Da ultimo, è appena il caso di aggiungere che nel rito del lavoro l’esercizio di poteri istruttori d’ufficio, nell’ambito del contemperamento del principio dispositivo con quello della ricerca della verità, involge un giudizio di opportunità rimesso ad un apprezzamento meramente discrezionale, da esercitarsi nel quadro di riferimento delineato da Cass. S.U. 20.4.05 n. 8202 (e da successiva conforme giurisprudenza di questa S.C.).
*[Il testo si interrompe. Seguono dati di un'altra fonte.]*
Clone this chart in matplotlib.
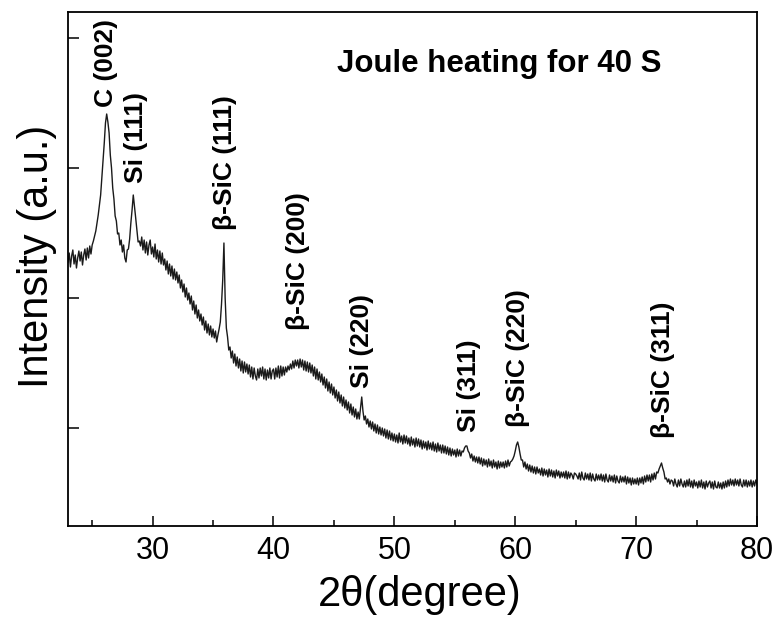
import numpy as np
import matplotlib
matplotlib.use("Agg")
import matplotlib.pyplot as plt
from matplotlib.ticker import MultipleLocator

plt.rcParams['font.family'] = ['Liberation Sans', 'DejaVu Sans']

# XRD scan, 0.1 degree step from 23 to 80 (2theta)
two_theta = np.round(np.arange(23.0, 80.05, 0.1), 1)

# intensity (a.u.), one row per degree
intensity = [
    264, 273, 259, 270, 276, 262, 271, 258, 268, 275,   # 23
    265, 274, 261, 271, 277, 266, 278, 268, 280, 272,   # 24
    281, 285, 290, 295, 303, 311, 321, 331, 348, 365,   # 25
    383, 403, 412, 404, 393, 371, 358, 338, 327, 310,   # 26
    305, 292, 293, 281, 286, 274, 281, 268, 264, 276,   # 27
    277, 287, 303, 316, 331, 320, 308, 296, 284, 285,   # 28
    280, 289, 276, 286, 273, 284, 271, 281, 286, 272,   # 29
    279, 269, 282, 267, 276, 264, 275, 262, 273, 261,   # 30
    267, 256, 265, 252, 262, 250, 260, 247, 257, 246,   # 31
    254, 243, 251, 238, 246, 234, 242, 229, 238, 226,   # 32
    233, 222, 230, 216, 225, 212, 221, 208, 216, 205,   # 33
    212, 201, 209, 196, 205, 193, 202, 191, 200, 189,   # 34
    197, 188, 195, 184, 191, 197, 204, 222, 246, 283,   # 35
    228, 198, 189, 176, 179, 168, 175, 163, 172, 160,   # 36
    169, 158, 167, 155, 165, 153, 164, 154, 162, 152,   # 37
    161, 149, 159, 147, 158, 150, 146, 157, 148, 158,   # 38
    150, 159, 147, 157, 146, 156, 148, 158, 147, 155,   # 39
    157, 147, 158, 149, 160, 148, 160, 150, 159, 151,   # 40
    159, 154, 160, 156, 162, 157, 165, 158, 166, 160,   # 41
    166, 158, 167, 159, 166, 156, 165, 155, 164, 154,   # 42
    163, 153, 161, 150, 159, 147, 157, 146, 154, 144,   # 43
    152, 141, 149, 138, 147, 135, 144, 133, 142, 131,   # 44
    139, 128, 136, 125, 134, 123, 131, 120, 129, 118,   # 45
    126, 116, 124, 113, 122, 111, 119, 109, 117, 107,   # 46
    114, 107, 118, 129, 115, 106, 110, 102, 107,  99,   # 47
    105,  97, 104,  95, 102,  93, 101,  92,  99,  91,   # 48
     98,  90,  97,  88,  96,  87,  95,  86,  93,  85,   # 49
     92,  84,  91,  83,  93,  84,  90,  82,  91,  83,   # 50
     90,  82,  88,  80,  89,  81,  87,  79,  88,  80,   # 51
     87,  79,  86,  77,  85,  78,  84,  76,  85,  77,   # 52
     83,  76,  84,  75,  82,  74,  83,  75,  81,  73,   # 53
     81,  73,  80,  72,  79,  71,  78,  70,  77,  71,   # 54
     76,  69,  77,  70,  76,  70,  75,  74,  78,  80,   # 55
     80,  75,  73,  68,  72,  65,  70,  64,  69,  63,   # 56
     69,  62,  68,  60,  67,  61,  66,  59,  67,  60,   # 57
     65,  58,  66,  59,  64,  57,  65,  58,  64,  59,   # 58
     64,  58,  65,  59,  66,  60,  64,  65,  67,  70,   # 59
     75,  81,  84,  79,  72,  66,  66,  59,  64,  57,   # 60
     62,  55,  61,  54,  60,  53,  59,  52,  59,  53,   # 61
     57,  51,  58,  50,  57,  51,  56,  49,  57,  50,   # 62
     56,  49,  55,  48,  56,  50,  55,  48,  54,  49,   # 63
     54,  48,  55,  47,  54,  48,  53,  51,  47,  53,   # 64
     52,  50,  47,  53,  46,  54,  48,  46,  53,  47,   # 65
     52,  46,  53,  45,  52,  47,  45,  52,  46,  51,   # 66
     46,  52,  45,  51,  44,  52,  46,  44,  51,  45,   # 67
     50,  44,  51,  43,  50,  45,  43,  50,  44,  49,   # 68
     44,  50,  42,  49,  43,  48,  41,  48,  42,  47,   # 69
     42,  48,  41,  48,  43,  49,  42,  50,  44,  51,   # 70
     45,  51,  44,  52,  46,  53,  47,  54,  53,  57,   # 71
     60,  63,  58,  54,  47,  48,  44,  47,  42,  46,   # 72
     45,  40,  47,  42,  39,  46,  40,  47,  42,  39,   # 73
     45,  39,  46,  40,  47,  39,  45,  38,  46,  40,   # 74
     44,  38,  45,  39,  46,  38,  44,  37,  45,  39,   # 75
     43,  45,  38,  44,  37,  45,  39,  38,  44,  38,   # 76
     43,  37,  44,  38,  45,  39,  46,  40,  47,  41,   # 77
     46,  40,  47,  41,  46,  40,  47,  41,  39,  46,   # 78
     40,  46,  39,  45,  40,  46,  39,  45,  40,  46,   # 79
     42,                                                # 80
]

# peak assignments: label, 2theta position, height of label base
peak_labels = ['C (002)', 'Si (111)', 'β-SiC (111)', 'β-SiC (200)',
               'Si (220)', 'Si (311)', 'β-SiC (220)', 'β-SiC (311)']
peak_pos = [26.15, 28.6, 36.0, 42.05, 47.3, 56.2, 60.25, 72.2]
label_base = [419, 343, 296, 196, 138, 94, 99, 88]

fig = plt.figure(figsize=(7.79, 6.17), dpi=100)
ax = fig.add_axes([68 / 779, 1 - 526 / 617, 689 / 779, 514 / 617])

ax.plot(two_theta, intensity, color='#1a1a1a', lw=1.0)

ax.set_xlim(23, 80)
ax.set_ylim(0, 514)
ax.xaxis.set_major_locator(MultipleLocator(10))
ax.xaxis.set_minor_locator(MultipleLocator(5))
ax.set_yticks([98, 228, 358, 488])
ax.set_yticklabels([])
ax.tick_params(axis='x', which='major', direction='in', length=7, width=1.1,
               labelsize=22, pad=7)
ax.tick_params(axis='x', which='minor', direction='in', length=4, width=1.1)
ax.tick_params(axis='y', direction='in', length=8, width=1.1)
for sp in ax.spines.values():
    sp.set_linewidth(1.3)

for lab, x, y in zip(peak_labels, peak_pos, label_base):
    ax.text(x, y, lab, rotation=90, ha='center', va='bottom',
            fontsize=19, fontweight='bold')

ax.text(0.39, 0.899, 'Joule heating for 40 S', transform=ax.transAxes,
        ha='left', va='center', fontsize=22.5, fontweight='bold')

fig.text(420 / 779, 1 - 595 / 617, '2θ(degree)', ha='center', va='center',
         fontsize=30)
fig.text(37 / 779, 1 - 256 / 617, 'Intensity (a.u.)', rotation=90,
         ha='center', va='center', fontsize=30)

fig.savefig('out.png', dpi=100)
Invero, secondo l’insegnamento delle S.U., il rigoroso sistema di preclusioni del rito speciale trova un contemperamento – ispirato all’esigenza della ricerca della verità materiale, cui è doverosamente funzionaiizzato il rito del lavoro, teso a garantire una tutela differenziata in ragione della natura dei diritti che nel giudizio devono trovare riconoscimento – nei poteri d’ufficio del giudice in materia di ammissione di nuovi mezzi di prova, ai sensi dell’art. 437 c.p.c., comma 2, ove essi siano indispensabili ai fini della decisione della causa, poteri, per altro, da esercitare pur sempre con riferimento a fatti allegati dalle parti ed emersi nel processo a seguito del contraddittorio delle parti stesse.

L’inammissibilità del motivo assorbe la questione, ventilata da Poste Italiane S.p.A. in sede di memoria ex art. 378 c.p.c., relativa all’eventuale incidenza, nella vicenda in esame, del sopravvenuto L. 4 novembre 2010, n. 183, art. 32, commi 5, 6 e 7: per altro, per poter applicare nel giudizio di legittimità lo ius supervemens che abbia introdotto, con efficacia retroattiva, una nuova disciplina del rapporto controverso è necessario non solo che quest’ultima sia pertinente alle questioni oggetto di censura (in ragione della natura del controllo di legittimità, il cui perimetro è limitato dagli specifici motivi di ricorso: cfr. Cass. 8.5.2006 n. 10547; Cass. 27.2.2004 n. 4070), ma anche che il motivo investa il tema coinvolto nella disciplina sopravvenuta (il che non si verifica nel caso odierno poichè l’ultimo motivo di impugnazione riguarda le conseguenze patrimoniali derivanti dall’affermata nullità del termine del contratto di lavoro solo per quanto concerne l’aliunde perceptum).

3- In conclusione, il ricorso è da rigettarsi.

Le spese del giudizio di legittimità, liquidate come da dispositivo, seguono la soccombenza.
P.Q.M.

LA CORTE rigetta il ricorso e condanna parte ricorrente a pagare le spese del giudizio di legittimità, liquidate in Euro 30,00 per esborsi e in Euro 3.000,00 per onorari, oltre spese generali, I.V.A. e C.P.A..

Così deciso in Roma, il 17 maggio 2012.